Re: [PATCH] remove sys_security

Russell Coker (russell@coker.com.au)
Thu, 17 Oct 2002 23:37:49 +0200


On Thu, 17 Oct 2002 23:10, Jeff Garzik wrote:
> >>Any idea if security identifiers change with each syscall?
> >>
> >>If not, a lot of the xxx_secure syscalls could go away...
> >
> > None of them can go away.
> >
> > Security identifiers are for the operation you perform. For example
> > open_secure() is so that you can specify the security context for a new
> > file that you are creating. connect_secure() is used to specify the
> > security context of the socket you want to connect to.

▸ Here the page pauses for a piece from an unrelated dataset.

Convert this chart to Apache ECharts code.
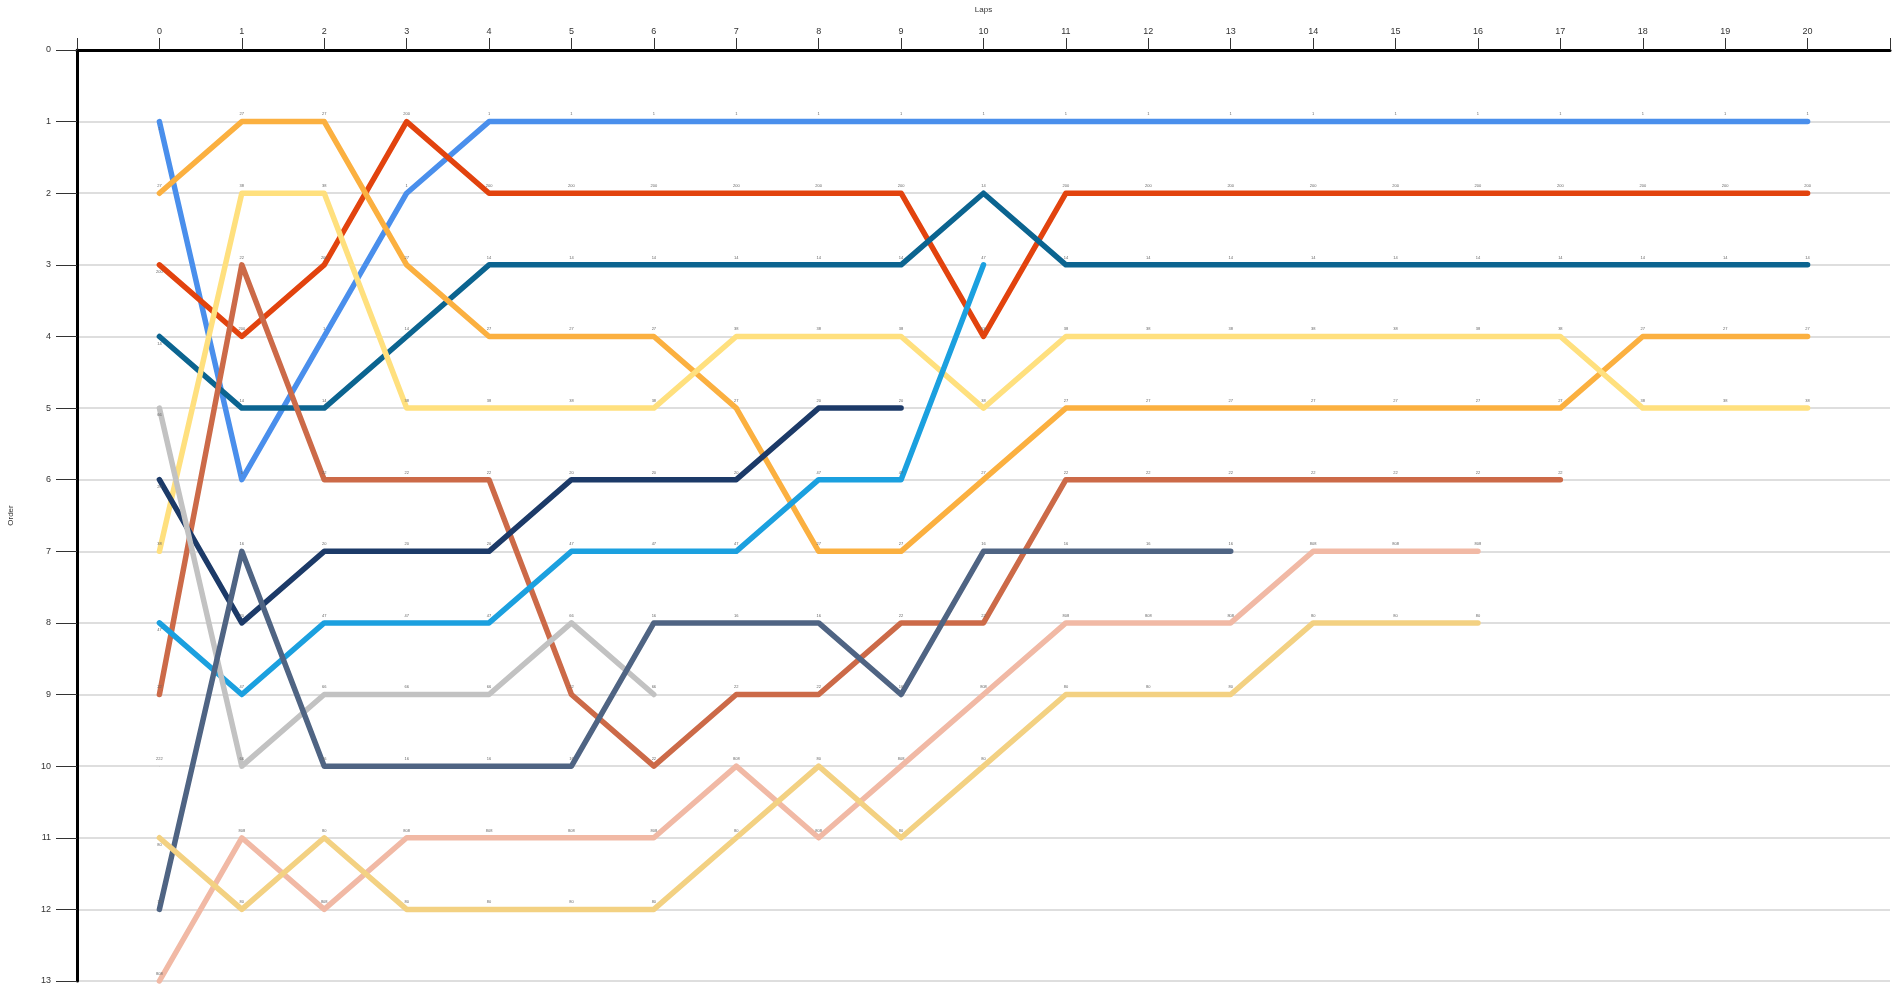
<!DOCTYPE html>
<html>
<head>
<meta charset="utf-8">
<title>Laps / Order</title>
<script src="https://cdn.jsdelivr.net/npm/echarts@6/dist/echarts.min.js"></script>
<style>
  html, body { margin: 0; padding: 0; background: #ffffff; }
  #chart { width: 1902px; height: 986px; }
</style>
</head>
<body>
<div id="chart"></div>
<script>
// Running order of each car, one value per lap (lap 0 = grid)
const lapTicks = [0, 1, 2, 3, 4, 5, 6, 7, 8, 9, 10, 11, 12, 13, 14, 15, 16, 17, 18, 19, 20];
const orderTicks = [0, 1, 2, 3, 4, 5, 6, 7, 8, 9, 10, 11, 12, 13];

const car1   = [1, 6, 4, 2, 1, 1, 1, 1, 1, 1, 1, 1, 1, 1, 1, 1, 1, 1, 1, 1, 1];
const car200 = [3, 4, 3, 1, 2, 2, 2, 2, 2, 2, 4, 2, 2, 2, 2, 2, 2, 2, 2, 2, 2];
const car14  = [4, 5, 5, 4, 3, 3, 3, 3, 3, 3, 2, 3, 3, 3, 3, 3, 3, 3, 3, 3, 3];
const car27  = [2, 1, 1, 3, 4, 4, 4, 5, 7, 7, 6, 5, 5, 5, 5, 5, 5, 5, 4, 4, 4];
const car38  = [7, 2, 2, 5, 5, 5, 5, 4, 4, 4, 5, 4, 4, 4, 4, 4, 4, 4, 5, 5, 5];
const car22  = [9, 3, 6, 6, 6, 9, 10, 9, 9, 8, 8, 6, 6, 6, 6, 6, 6, 6];
const car20  = [6, 8, 7, 7, 7, 6, 6, 6, 5, 5];
const car47  = [8, 9, 8, 8, 8, 7, 7, 7, 6, 6, 3];
const car66  = [5, 10, 9, 9, 9, 8, 9];
const car16  = [12, 7, 10, 10, 10, 10, 8, 8, 8, 9, 7, 7, 7, 7];
const car808 = [13, 11, 12, 11, 11, 11, 11, 10, 11, 10, 9, 8, 8, 8, 7, 7, 7];
const car80  = [11, 12, 11, 12, 12, 12, 12, 11, 10, 11, 10, 9, 9, 9, 8, 8, 8];
const car222 = [10];

const carNames = ['1', '200', '14', '27', '38', '22', '20', '47', '66', '16', '808', '80', '222'];
const carOrders = [car1, car200, car14, car27, car38, car22, car20, car47, car66, car16, car808, car80, car222];
const carColors = ['#4a8fec', '#e2430e', '#0b6490', '#fbb040', '#ffe07e', '#cc6a48',
                   '#1c3a68', '#1ba0df', '#c2c2c2', '#4f6483', '#f1b9a5', '#f3d182', '#9a9a9a'];

const chart = echarts.init(document.getElementById('chart'), null, { renderer: 'canvas' });

const series = carOrders.map((orders, k) => ({
  name: carNames[k],
  type: 'line',
  data: orders.map((v, lap) => {
    const item = { value: [lapTicks[lap], v] };
    if (lap === 0) {
      // start label sits on the side away from where the line heads
      const heading = orders.length > 1 ? orders[1] - v : -1;
      item.label = { position: heading > 0 ? 'bottom' : 'top' };
    }
    return item;
  }),
  showSymbol: true,
  showAllSymbol: true,
  symbol: 'circle',
  symbolSize: 0.5,
  itemStyle: { color: carColors[k] },
  color: carColors[k],
  lineStyle: { width: 5.5, color: carColors[k], cap: 'round', join: 'round' },
  label: {
    show: true,
    position: 'top',
    distance: 5,
    formatter: carNames[k],
    fontSize: 4,
    color: '#666',
    fontFamily: 'Liberation Sans, Arial, sans-serif'
  },
  labelLayout: { hideOverlap: false },
  emphasis: { disabled: true },
  animation: false,
  z: 3
}));

chart.setOption({
  backgroundColor: '#ffffff',
  animation: false,
  grid: { left: 77, right: 12, top: 50, bottom: 5, containLabel: false, outerBoundsMode: 'none' },
  xAxis: {
    type: 'value',
    position: 'top',
    min: -1,
    max: 21,
    interval: 1,
    name: 'Laps',
    nameLocation: 'middle',
    nameGap: 36,
    nameTextStyle: { fontSize: 8, color: '#333', fontFamily: 'Liberation Sans, Arial, sans-serif' },
    axisLine: { show: true, onZero: false, lineStyle: { color: '#000', width: 3 } },
    axisTick: { show: true, length: 12, lineStyle: { color: '#333', width: 1 } },
    axisLabel: {
      fontSize: 9,
      color: '#333',
      margin: 14,
      fontFamily: 'Liberation Sans, Arial, sans-serif',
      formatter: v => (lapTicks.indexOf(v) >= 0 ? String(v) : '')
    },
    splitLine: { show: false }
  },
  yAxis: {
    type: 'value',
    inverse: true,
    min: 0,
    max: 13,
    interval: 1,
    name: 'Order',
    nameLocation: 'middle',
    nameGap: 62,
    nameRotate: 90,
    nameTextStyle: { fontSize: 8, color: '#333', fontFamily: 'Liberation Sans, Arial, sans-serif' },
    axisLine: { show: true, onZero: false, lineStyle: { color: '#000', width: 3 } },
    axisTick: { show: true, length: 21, lineStyle: { color: '#333', width: 1 } },
    axisLabel: {
      fontSize: 9,
      color: '#333',
      margin: 26,
      fontFamily: 'Liberation Sans, Arial, sans-serif',
      formatter: v => (orderTicks.indexOf(v) >= 0 ? String(v) : '')
    },
    splitLine: { show: true, lineStyle: { color: '#dedede', width: 2 } }
  },
  series: series
});
</script>
</body>
</html>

In the default
> > setup the only way that connect_secure() and open_secure() can use the
> > same SID is for unix domain sockets (which are labeled with file types).
> > A TCP connection will be to a process, the SID of a process is not a
> > valid type label for a file.
> >
> > lstat_secure(), recv_secure() and others are used to retrieve the
> > security context of the file, network message, etc.
>
> What specific information differs per-operation, such that security
> identifiers cannot be stored internally inside a file handle?

My previous message obviously wasn't clear enough.

When you want to read or set the SID of a file handle then you need to pass in
a SID pointer or a SID.

This is what the *_secure() system calls do, they set a SID or read a SID.